Overwrites spec.createdBy from the authenticated Kubernetes user in the AdmissionReview, so a forged createdBy in a kubectl apply body is replaced with the real caller's identity.
Runs the same governance.Check the Router runs, denying over-quota / disallowed-template / disallowed-image creates at admission with a structured message.

On update it rejects changes to immutable fields (mode, templateRef, cloneFromSnapshot) and to createdBy.

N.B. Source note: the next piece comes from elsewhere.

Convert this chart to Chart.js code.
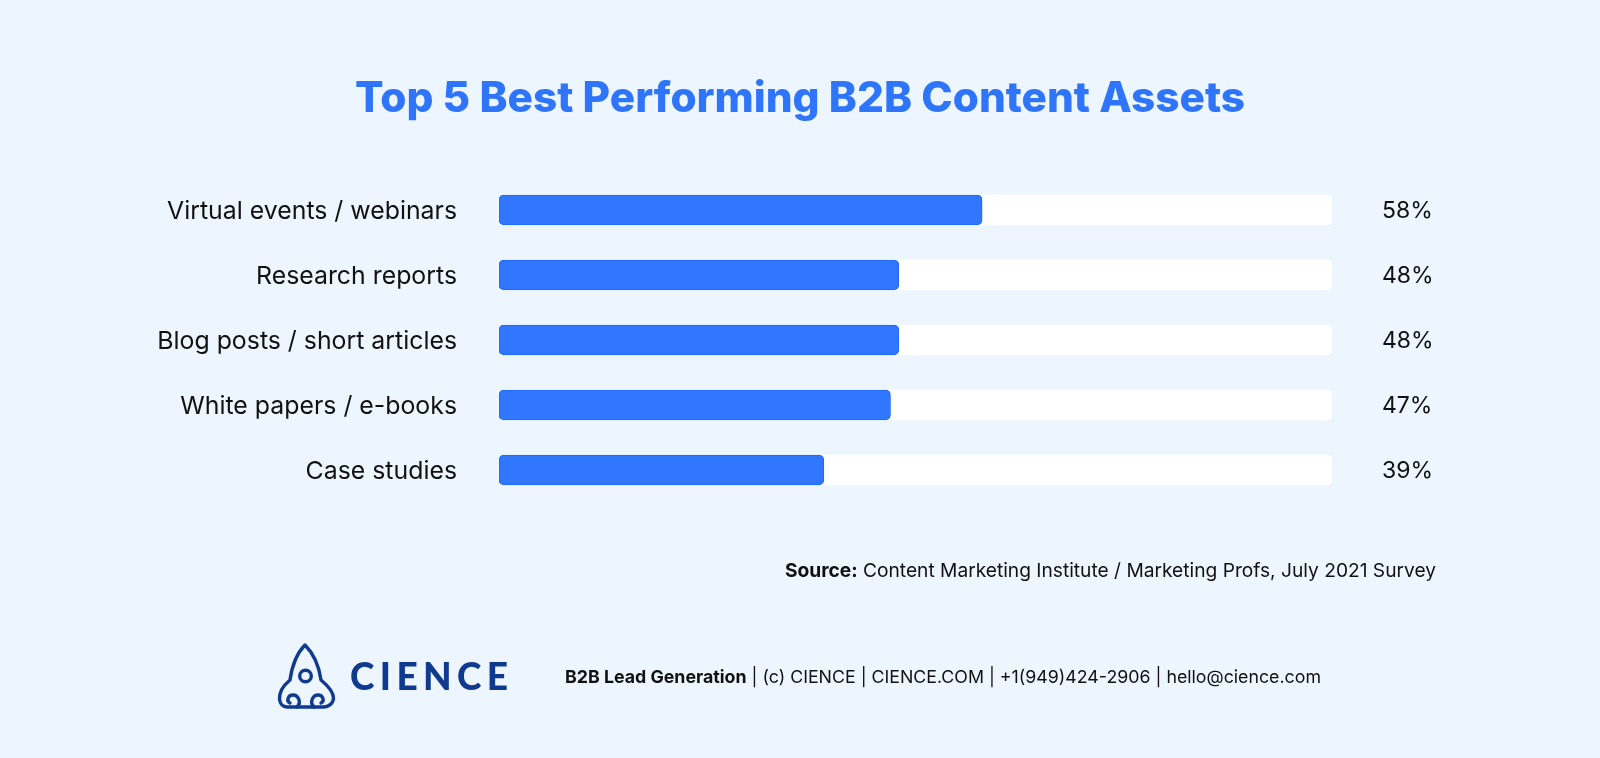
<!DOCTYPE html>
<html><head><meta charset="utf-8">
<script src="https://cdn.jsdelivr.net/npm/chart.js@4"></script>
<style>
html,body{margin:0;padding:0;background:#EDF6FE;width:1600px;height:758px;overflow:hidden}
#wrap{position:relative;width:1600px;height:758px}
canvas{position:absolute;left:0;top:0}
.t{position:absolute;white-space:nowrap;font-family:Inter,sans-serif;color:#111}
#source{right:164px;top:558px;font-size:19.18px;line-height:24px}
#footer{left:565px;top:665px;font-size:17.77px;line-height:24px}
#brand{left:350px;top:653px;font-family:Lato,sans-serif;font-weight:900;font-size:37px;line-height:46px;letter-spacing:5.4px;color:#0F3A8F}
svg{position:absolute;left:277px;top:642px}
</style></head><body>
<div id="wrap">
<canvas id="c" width="1600" height="758"></canvas>
<svg width="60" height="68" viewBox="0 0 60 68" fill="none" stroke="#0F3A8F" stroke-width="3.4" stroke-linecap="round" stroke-linejoin="round">
<path d="M28 3 C20 11 15 24 13 38 C7 43 2 49 2.500 57 C3 62 6 65 10 65 L46 65 C52 65 56.500 61 56.500 56 C56.500 49 50 43 44 38 C42 24 36 11 28 3 Z"/>
<circle cx="28.500" cy="34" r="5.800"/>
<path d="M20 65 C25 60 21 53 16 53 C11 53 9 59 13 61"/>
<path d="M37 65 C32 60 36 53 41 53 C46 53 48 59 44 61"/>
</svg>
<div class="t" id="brand">CIENCE</div>
<div class="t" id="source"><b>Source:</b> Content Marketing Institute / Marketing Profs, July 2021 Survey</div>
<div class="t" id="footer"><b>B2B Lead Generation</b> | (c) CIENCE | CIENCE.COM | +1(949)424-2906 | hello@cience.com</div>
</div>
<script>
const chartTitle = "Top 5 Best Performing B2B Content Assets";
const categories = ["Virtual events / webinars","Research reports","Blog posts / short articles","White papers / e-books","Case studies"];
const values = [58,48,48,47,39];
const trackValues = [100,100,100,100,100];
const valueLabels = ["58%","48%","48%","47%","39%"];

// Nudge tick text down so it sits on the bars' optical centre, as in the reference.
function nudgeTicks(s){
  const base = s.getPixelForTick;
  if(!s._nudged){ s._nudged = true; s.getPixelForTick = i => base.call(s,i) + 1.5; }
}

new Chart(document.getElementById('c'),{
  type:'bar',
  data:{labels:categories,datasets:[
    {label:'Share',data:values,backgroundColor:'#3176FF',borderColor:'#1E6AF5',borderWidth:1,borderRadius:5,borderSkipped:false,barThickness:30,grouped:false,order:1},
    {label:'Track',data:trackValues,backgroundColor:'#FFFFFF',borderWidth:0,borderRadius:5,borderSkipped:false,barThickness:30,grouped:false,order:2}
  ]},
  options:{
    indexAxis:'y',responsive:false,animation:false,devicePixelRatio:1,
    layout:{padding:{left:0,right:0,top:0,bottom:255.5}},
    plugins:{
      legend:{display:false},tooltip:{enabled:false},
      title:{display:true,text:chartTitle,color:'#2F75FB',align:'center',
        font:{family:'Inter',size:42.3,weight:'800',lineHeight:1.2},
        padding:{top:74,bottom:52.7}}
    },
    scales:{
      x:{display:false,min:0,max:100},
      y:{type:'category',position:'left',offset:true,grid:{display:false},border:{display:false},
        afterFit(s){s.width=499;nudgeTicks(s)},
        ticks:{color:'#111',padding:34,crossAlign:'near',font:{family:'Inter',size:24.85}}},
      y2:{type:'category',position:'right',labels:valueLabels,offset:true,grid:{display:false},border:{display:false},
        afterFit(s){s.width=268;nudgeTicks(s)},
        ticks:{color:'#111',padding:42,crossAlign:'near',font:{family:'Inter',size:23}}}
    }
  }
});
</script>
</body></html>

Requires cert-manager. The chart provisions a self-signed Issuer + Certificate and relies on cert-manager's CA injector to populate the webhook's caBundle. If you don't run cert-manager, leave the webhook disabled — Router-side governance still applies to every create that goes through the API; you only lose enforcement on direct kubectl/GitOps writes.

Violations¶

When a create request is rejected the response is HTTP 403 with a structured body:

{
  "error": "policy_violation",
  "violations": [
    {
      "code": "user_quota_exceeded",
      "message": "user already owns 5 sandboxes in this namespace (max 5)"
    }
  ]
}

Stable violation codes:

Code	Meaning
`template_not_allowed`	Template is not in the `allowedTemplates` list
`image_registry_not_approved`	Image override not in `approvedRegistries`
`namespace_quota_exceeded`	Namespace has hit `maxSandboxesTotal`
`user_quota_exceeded`	User has hit `maxSandboxesPerUser`
`cpu_limit_exceeded`	CPU limit exceeds `maxCpu`
`memory_limit_exceeded`	Memory limit exceeds `maxMemory`
`storage_limit_exceeded`	Storage size exceeds `maxStorage`
`timeout_exceeded`	`spec.timeout` exceeds `maxTimeout`
`idle_timeout_exceeded`	`spec.idleTimeout` exceeds `maxIdleTimeout`

The Web UI uses these codes to highlight the specific form field that triggered the rejection.

Admin access¶

In production, the PUT/DELETE governance endpoints require the isAdmin claim, derived from OIDC group membership (auth.oidc.adminGroup in Helm values). For local development, set auth.devAuth: true to auto-grant admin so the full editing flow is exercised without an OIDC provider. Without either an OIDC issuer or devAuth, the endpoints reject all requests with 401 (fail-closed) — a missing issuer no longer silently grants admin.